Of Riesenberg's work, his contributions during World War I are well known and he is described as "one of the greatest illustrators of the World War I era." Riesenberg's style, it has been said, shows influences from Impressionism.

He produced many posters for the US Marine Corps in addition to posters advertising the Liberty Loan campaign during World War I. One of Riesenberg's most well known works is his 1918 World War I-era poster, Over the Top for You, which illustrates a young doughboy clutching the American flag. With its bold illustration and concise text, like many war posters of the time, Over the Top for You encouraged the public to support its military by purchasing liberty loans. Among other posters, it was selected to display in the Smithsonian American Art Museum under the exhibit, Over the Top: American Posters from World War I. Riesenberg also created several posters for the United States Navy, one of which, titled Democracy's Vanguard, illustrates Marines landing from a boat to initiate an offensive.
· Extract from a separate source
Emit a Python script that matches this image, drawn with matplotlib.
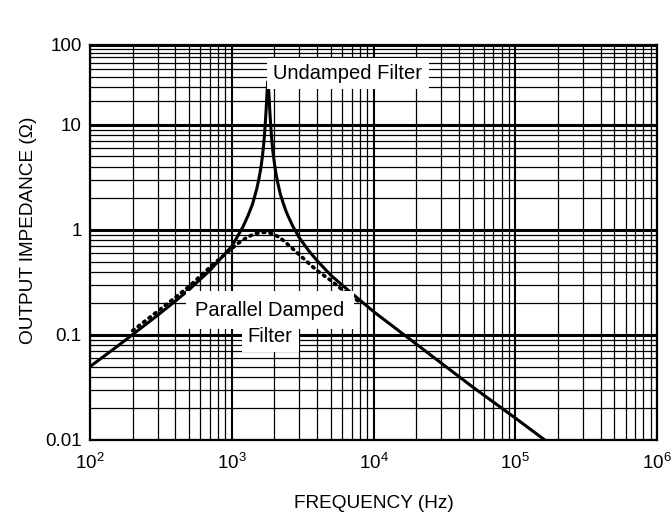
import matplotlib
matplotlib.use("Agg")
import matplotlib.pyplot as plt
import matplotlib.ticker as mticker
import numpy as np

plt.rcParams['font.family'] = ['Liberation Sans', 'DejaVu Sans']
plt.rcParams['mathtext.fontset'] = 'custom'
plt.rcParams['mathtext.rm'] = 'Liberation Sans'
plt.rcParams['mathtext.default'] = 'regular'

# undamped LC filter (solid)
freq_undamped = [100, 150, 200, 300, 400, 500, 700, 1000, 1100, 1200, 1300, 1400, 1500,
                 1550, 1600, 1625, 1650, 1675, 1700, 1725, 1750, 1760, 1775, 1790, 1800,
                 1810, 1825, 1840, 1850, 1875, 1900, 1925, 1950, 2000, 2050, 2100, 2200,
                 2300, 2400, 2500, 2700, 3000, 3500, 4000, 5000, 7000, 10000, 20000,
                 50000, 100000, 160000]
z_undamped = [0.050, 0.075, 0.101, 0.154, 0.21, 0.27, 0.41, 0.70, 0.87, 1.07, 1.36, 1.75, 2.45,
              3.0, 3.8, 4.4, 5.2, 6.25, 7.9, 10.6, 15.9, 20, 26, 32, 35,
              32, 26, 20.5, 16.5, 11.0, 8.3, 6.7, 5.6, 4.3, 3.45, 2.9, 2.2,
              1.82, 1.54, 1.35, 1.08, 0.84, 0.63, 0.51, 0.37, 0.25, 0.167, 0.082,
              0.032, 0.0162, 0.0101]

# parallel damped filter (dotted)
freq_damped = [200, 300, 400, 500, 700, 900, 1100, 1300, 1500, 1700, 1900, 2200,
               2600, 3000, 3500, 4000, 5000, 6000, 7000, 8000]
z_damped = [0.110, 0.168, 0.228, 0.29, 0.44, 0.59, 0.74, 0.86, 0.93, 0.95, 0.93, 0.84,
            0.69, 0.58, 0.48, 0.41, 0.33, 0.27, 0.235, 0.205]

x_major = [1e2, 1e3, 1e4, 1e5, 1e6]
x_labels = ['$10^{2}$', '$10^{3}$', '$10^{4}$', '$10^{5}$', '$10^{6}$']
y_major = [0.01, 0.1, 1, 10, 100]
y_labels = ['0.01', '0.1', '1', '10', '100']

TOP_SQUEEZE = 0.76  # the 10..100 decade is drawn shorter than the others


def fwd(y):
    t = np.log10(np.maximum(np.asarray(y, dtype=float), 1e-300))
    return np.where(t > 1, 1 + TOP_SQUEEZE * (t - 1), t)


def inv(u):
    u = np.asarray(u, dtype=float)
    return np.where(u > 1, 10 ** (1 + (u - 1) / TOP_SQUEEZE), 10 ** u)


def main():
    fig = plt.figure(figsize=(6.72, 5.18), dpi=100)
    ax = fig.add_axes([90 / 672, 78 / 518, 567 / 672, 395 / 518])

    ax.set_xscale('log')
    ax.set_yscale('function', functions=(fwd, inv))
    ax.set_xlim(1e2, 1e6)
    ax.set_ylim(0.01, 100)

    ax.xaxis.set_major_locator(mticker.FixedLocator(x_major))
    ax.xaxis.set_minor_locator(mticker.FixedLocator(
        [k * 10.0 ** n for n in range(2, 6) for k in range(2, 10)]))
    ax.xaxis.set_major_formatter(mticker.FixedFormatter(x_labels))
    ax.xaxis.set_minor_formatter(mticker.NullFormatter())

    ax.yaxis.set_major_locator(mticker.FixedLocator(y_major))
    ax.yaxis.set_minor_locator(mticker.FixedLocator(
        [k * 10.0 ** n for n in range(-2, 2) for k in range(2, 10)]))
    ax.yaxis.set_major_formatter(mticker.FixedFormatter(y_labels))
    ax.yaxis.set_minor_formatter(mticker.NullFormatter())

    ax.set_axisbelow(True)
    ax.grid(True, which='major', axis='x', color='black', lw=1.5)
    ax.grid(True, which='major', axis='y', color='black', lw=2.2)
    ax.grid(True, which='minor', color='black', lw=0.9)

    ax.tick_params(which='both', length=0)
    ax.tick_params(axis='x', which='major', pad=9, labelsize=13.5)
    ax.tick_params(axis='y', which='major', pad=6, labelsize=13.5)
    for s in ax.spines.values():
        s.set_linewidth(1.6)

    ax.plot(freq_undamped, z_undamped, color='black', lw=2.2, zorder=3)
    ax.plot(freq_damped, z_damped, color='black', lw=2.6,
            linestyle=(0, (0.5, 1.4)), dash_capstyle='round', zorder=3)

    box = dict(boxstyle='square,pad=0.3', fc='white', ec='none')
    ax.text(0.455, 0.927, 'Undamped Filter', transform=ax.transAxes,
            ha='center', va='center', fontsize=14.5, bbox=box, zorder=4)
    ax.text(0.3175, 0.329, 'Parallel Damped', transform=ax.transAxes,
            ha='center', va='center', fontsize=14.5,
            bbox=dict(boxstyle='square,pad=0.45', fc='white', ec='none'), zorder=4)
    ax.text(0.318, 0.261, 'Filter', transform=ax.transAxes,
            ha='center', va='center', fontsize=14.5, bbox=box, zorder=4)

    ax.set_xlabel('FREQUENCY (Hz)', fontsize=13.7)
    ax.xaxis.set_label_coords(0.5, -0.14)
    ax.set_ylabel('OUTPUT IMPEDANCE (Ω)', fontsize=13.7)
    ax.yaxis.set_label_coords(-0.093, 0.532)

    fig.savefig('out.png', dpi=100)


if __name__ == "__main__":
    main()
Another illustrated uniformed soldiers raising the flag against the background of a warship.

Riesenberg created illustrations, including covers, for many national publications such as Boys' Life Magazine, the monthly magazine of the Boy Scouts of America, Harper's, The Saturday Evening Post, Collier's, Life and Scribner's. The many thematic subjects of his fine art included scenes from places he lived, historical and action scenes, portraits, as well as the Old West.